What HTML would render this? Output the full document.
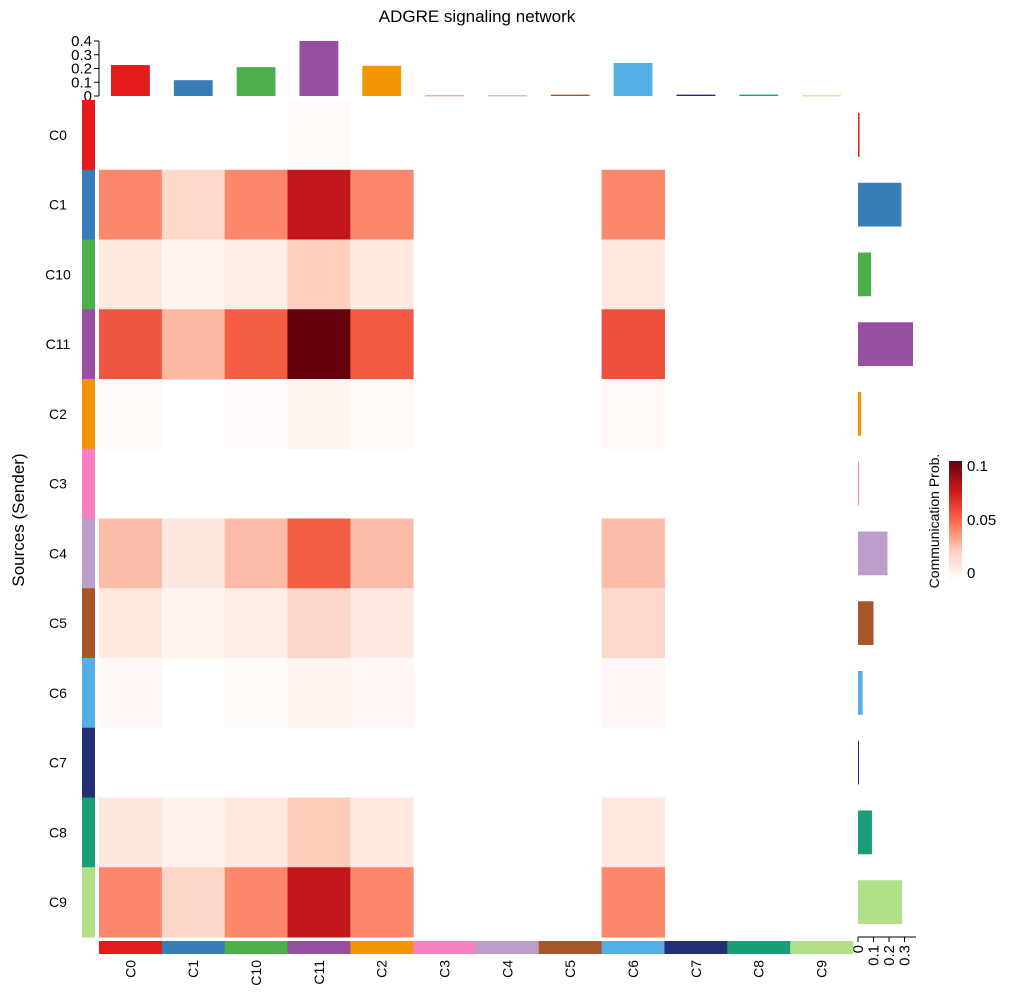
<!DOCTYPE html>
<html><head><meta charset="utf-8"><style>
body{margin:0;background:#fff;}
svg text{font-family:"Liberation Sans",sans-serif;fill:#000;}
</style></head><body>
<svg id="chart" width="1010" height="998" viewBox="0 0 1010 998" xmlns="http://www.w3.org/2000/svg">
<defs><linearGradient id="grad" x1="0" y1="1" x2="0" y2="0">
<stop offset="0" stop-color="#ffffff"/><stop offset="0.25" stop-color="#fdd0bf"/><stop offset="0.5" stop-color="#fb6a4a"/><stop offset="0.75" stop-color="#cb181d"/><stop offset="1" stop-color="#67000d"/></linearGradient></defs>
<text x="477" y="22" font-size="17" text-anchor="middle">ADGRE signaling network</text>
<text transform="translate(24,520) rotate(-90)" font-size="17" text-anchor="middle">Sources (Sender)</text>
<g id="cells"></g><g id="topbars"></g><g id="rightbars"></g><g id="ann"></g>
<g>
<rect x="949" y="461" width="13" height="120" fill="url(#grad)"/>
<text x="967" y="471" font-size="15">0.1</text>
<text x="967" y="525" font-size="15">0.05</text>
<text x="967" y="578" font-size="15">0</text>
<text transform="translate(939,521) rotate(-90)" font-size="14" text-anchor="middle">Communication Prob.</text>
</g>
</svg>
<script>
const categories=["C0","C1","C10","C11","C2","C3","C4","C5","C6","C7","C8","C9"];
const groupColors=["#e41a1c","#377eb8","#4daf4a","#984ea3","#f29403","#f781bf","#bc9dcc","#a65628","#54b0e4","#222f75","#1b9e77","#b2df8a"];
const matrix=[
[0,0,0,0.003,0,0,0,0,0,0,0,0],
[0.043,0.02,0.043,0.077,0.043,0,0,0,0.043,0,0,0],
[0.012,0.006,0.009,0.025,0.012,0,0,0,0.012,0,0,0],
[0.056,0.031,0.054,0.1,0.055,0,0,0,0.058,0,0,0],
[0.003,0,0.002,0.005,0.003,0,0,0,0.003,0,0,0],
[0,0,0,0,0,0,0,0,0,0,0,0],
[0.03,0.013,0.03,0.054,0.03,0,0,0,0.03,0,0,0],
[0.012,0.006,0.009,0.022,0.011,0,0,0,0.02,0,0,0],
[0.004,0,0.003,0.006,0.004,0,0,0,0.004,0,0,0],
[0,0,0,0,0,0,0,0,0,0,0,0],
[0.013,0.007,0.012,0.026,0.012,0,0,0,0.012,0,0,0],
[0.043,0.022,0.043,0.077,0.043,0,0,0,0.043,0,0,0]];
const topValues=[0.225,0.115,0.21,0.40,0.22,0.005,0.005,0.01,0.24,0.01,0.01,0.005];
const rightValues=[0.01,0.28,0.085,0.355,0.02,0.005,0.19,0.1,0.03,0.005,0.09,0.285];
const topTicks=[0,0.1,0.2,0.3,0.4];
const rightTicks=[0,0.1,0.2,0.3];
const NS="http://www.w3.org/2000/svg";
const X0=99,CW=62.83,Y0=100,RH=69.75;
const xCell=i=>X0+i*CW, yCell=j=>Y0+j*RH;
const yTop=v=>96-v*137.5, xRight=v=>858+v*155;
const stops=[[0,[255,255,255]],[0.025,[253,208,191]],[0.05,[251,106,74]],[0.075,[203,24,29]],[0.1,[103,0,13]]];
function col(v){if(v<=0)return null;for(let k=1;k<stops.length;k++){if(v<=stops[k][0]||k==stops.length-1){const a=stops[k-1],b=stops[k];const t=Math.min(1,(v-a[0])/(b[0]-a[0]));return "rgb("+a[1].map((c,i)=>Math.round(c+(b[1][i]-c)*t)).join(",")+")";}}}
function mk(tag,attrs,parent){const e=document.createElementNS(NS,tag);for(const k in attrs)e.setAttribute(k,attrs[k]);parent.appendChild(e);return e;}
const cells=document.getElementById('cells');
matrix.forEach((row,j)=>row.forEach((v,i)=>{const c=col(v);if(!c)return;
const r=mk('rect',{x:xCell(i),y:yCell(j),width:CW+0.5,height:RH+0.5,fill:c},cells);

}));
const tb=document.getElementById('topbars');
topValues.forEach((v,i)=>{const r=mk('rect',{x:xCell(i)+12,y:yTop(v),width:CW-24,height:Math.max(1,96-yTop(v)),fill:groupColors[i]},tb);

});
mk('line',{x1:99,y1:yTop(0.4),x2:99,y2:96,stroke:'#000','stroke-width':1},tb);
topTicks.forEach(t=>{mk('line',{x1:94,y1:yTop(t),x2:99,y2:yTop(t),stroke:'#000'},tb);
const tx=mk('text',{x:92,y:yTop(t)+5,'font-size':15,'text-anchor':'end'},tb);tx.textContent=String(t);

});
const rb=document.getElementById('rightbars');
rightValues.forEach((v,j)=>{const r=mk('rect',{x:858,y:yCell(j)+13,width:Math.max(1,xRight(v)-858),height:RH-26,fill:groupColors[j]},rb);

});
mk('line',{x1:858,y1:937,x2:916,y2:937,stroke:'#000'},rb);
rightTicks.forEach(t=>{mk('line',{x1:xRight(t),y1:937,x2:xRight(t),y2:942,stroke:'#000'},rb);
const tx=mk('text',{transform:'translate('+(xRight(t)+5)+',945) rotate(-90)','font-size':15,'text-anchor':'end'},rb);tx.textContent=String(t);

});
const an=document.getElementById('ann');
categories.forEach((c,k)=>{
const ra=mk('rect',{x:82,y:yCell(k),width:13,height:RH+0.5,fill:groupColors[k]},an);


const ca=mk('rect',{x:xCell(k),y:941,width:CW+0.5,height:13,fill:groupColors[k]},an);


const rl=mk('text',{x:58,y:yCell(k)+RH/2+5,'font-size':14,'text-anchor':'middle'},an);rl.textContent=c;


const cl=mk('text',{transform:'translate('+(xCell(k)+CW/2+5)+',960) rotate(-90)','font-size':14,'text-anchor':'end'},an);cl.textContent=c;

});
</script>
</body></html>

### Your task
Retype the whole listing, keeping every line identical and omitting all pictures.

### Output for this task
What HTML would render this? Output the full document.
<!DOCTYPE html>
<html><head><meta charset="utf-8"><style>
body{margin:0;background:#fff;}
svg text{font-family:"Liberation Sans",sans-serif;fill:#000;}
</style></head><body>
<svg id="chart" width="1010" height="998" viewBox="0 0 1010 998" xmlns="http://www.w3.org/2000/svg">
<defs><linearGradient id="grad" x1="0" y1="1" x2="0" y2="0">
<stop offset="0" stop-color="#ffffff"/><stop offset="0.25" stop-color="#fdd0bf"/><stop offset="0.5" stop-color="#fb6a4a"/><stop offset="0.75" stop-color="#cb181d"/><stop offset="1" stop-color="#67000d"/></linearGradient></defs>
<text x="477" y="22" font-size="17" text-anchor="middle">ADGRE signaling network</text>
<text transform="translate(24,520) rotate(-90)" font-size="17" text-anchor="middle">Sources (Sender)</text>
<g id="cells"></g><g id="topbars"></g><g id="rightbars"></g><g id="ann"></g>
<g>
<rect x="949" y="461" width="13" height="120" fill="url(#grad)"/>
<text x="967" y="471" font-size="15">0.1</text>
<text x="967" y="525" font-size="15">0.05</text>
<text x="967" y="578" font-size="15">0</text>
<text transform="translate(939,521) rotate(-90)" font-size="14" text-anchor="middle">Communication Prob.</text>
</g>
</svg>
<script>
const categories=["C0","C1","C10","C11","C2","C3","C4","C5","C6","C7","C8","C9"];
const groupColors=["#e41a1c","#377eb8","#4daf4a","#984ea3","#f29403","#f781bf","#bc9dcc","#a65628","#54b0e4","#222f75","#1b9e77","#b2df8a"];
const matrix=[
[0,0,0,0.003,0,0,0,0,0,0,0,0],
[0.043,0.02,0.043,0.077,0.043,0,0,0,0.043,0,0,0],
[0.012,0.006,0.009,0.025,0.012,0,0,0,0.012,0,0,0],
[0.056,0.031,0.054,0.1,0.055,0,0,0,0.058,0,0,0],
[0.003,0,0.002,0.005,0.003,0,0,0,0.003,0,0,0],
[0,0,0,0,0,0,0,0,0,0,0,0],
[0.03,0.013,0.03,0.054,0.03,0,0,0,0.03,0,0,0],
[0.012,0.006,0.009,0.022,0.011,0,0,0,0.02,0,0,0],
[0.004,0,0.003,0.006,0.004,0,0,0,0.004,0,0,0],
[0,0,0,0,0,0,0,0,0,0,0,0],
[0.013,0.007,0.012,0.026,0.012,0,0,0,0.012,0,0,0],
[0.043,0.022,0.043,0.077,0.043,0,0,0,0.043,0,0,0]];
const topValues=[0.225,0.115,0.21,0.40,0.22,0.005,0.005,0.01,0.24,0.01,0.01,0.005];
const rightValues=[0.01,0.28,0.085,0.355,0.02,0.005,0.19,0.1,0.03,0.005,0.09,0.285];
const topTicks=[0,0.1,0.2,0.3,0.4];
const rightTicks=[0,0.1,0.2,0.3];
const NS="http://www.w3.org/2000/svg";
const X0=99,CW=62.83,Y0=100,RH=69.75;
const xCell=i=>X0+i*CW, yCell=j=>Y0+j*RH;
const yTop=v=>96-v*137.5, xRight=v=>858+v*155;
const stops=[[0,[255,255,255]],[0.025,[253,208,191]],[0.05,[251,106,74]],[0.075,[203,24,29]],[0.1,[103,0,13]]];
function col(v){if(v<=0)return null;for(let k=1;k<stops.length;k++){if(v<=stops[k][0]||k==stops.length-1){const a=stops[k-1],b=stops[k];const t=Math.min(1,(v-a[0])/(b[0]-a[0]));return "rgb("+a[1].map((c,i)=>Math.round(c+(b[1][i]-c)*t)).join(",")+")";}}}
function mk(tag,attrs,parent){const e=document.createElementNS(NS,tag);for(const k in attrs)e.setAttribute(k,attrs[k]);parent.appendChild(e);return e;}
const cells=document.getElementById('cells');
matrix.forEach((row,j)=>row.forEach((v,i)=>{const c=col(v);if(!c)return;
const r=mk('rect',{x:xCell(i),y:yCell(j),width:CW+0.5,height:RH+0.5,fill:c},cells);

}));
const tb=document.getElementById('topbars');
topValues.forEach((v,i)=>{const r=mk('rect',{x:xCell(i)+12,y:yTop(v),width:CW-24,height:Math.max(1,96-yTop(v)),fill:groupColors[i]},tb);

});
mk('line',{x1:99,y1:yTop(0.4),x2:99,y2:96,stroke:'#000','stroke-width':1},tb);
topTicks.forEach(t=>{mk('line',{x1:94,y1:yTop(t),x2:99,y2:yTop(t),stroke:'#000'},tb);
const tx=mk('text',{x:92,y:yTop(t)+5,'font-size':15,'text-anchor':'end'},tb);tx.textContent=String(t);

});
const rb=document.getElementById('rightbars');
rightValues.forEach((v,j)=>{const r=mk('rect',{x:858,y:yCell(j)+13,width:Math.max(1,xRight(v)-858),height:RH-26,fill:groupColors[j]},rb);

});
mk('line',{x1:858,y1:937,x2:916,y2:937,stroke:'#000'},rb);
rightTicks.forEach(t=>{mk('line',{x1:xRight(t),y1:937,x2:xRight(t),y2:942,stroke:'#000'},rb);
const tx=mk('text',{transform:'translate('+(xRight(t)+5)+',945) rotate(-90)','font-size':15,'text-anchor':'end'},rb);tx.textContent=String(t);

});
const an=document.getElementById('ann');
categories.forEach((c,k)=>{
const ra=mk('rect',{x:82,y:yCell(k),width:13,height:RH+0.5,fill:groupColors[k]},an);


const ca=mk('rect',{x:xCell(k),y:941,width:CW+0.5,height:13,fill:groupColors[k]},an);


const rl=mk('text',{x:58,y:yCell(k)+RH/2+5,'font-size':14,'text-anchor':'middle'},an);rl.textContent=c;


const cl=mk('text',{transform:'translate('+(xCell(k)+CW/2+5)+',960) rotate(-90)','font-size':14,'text-anchor':'end'},an);cl.textContent=c;

});
</script>
</body></html>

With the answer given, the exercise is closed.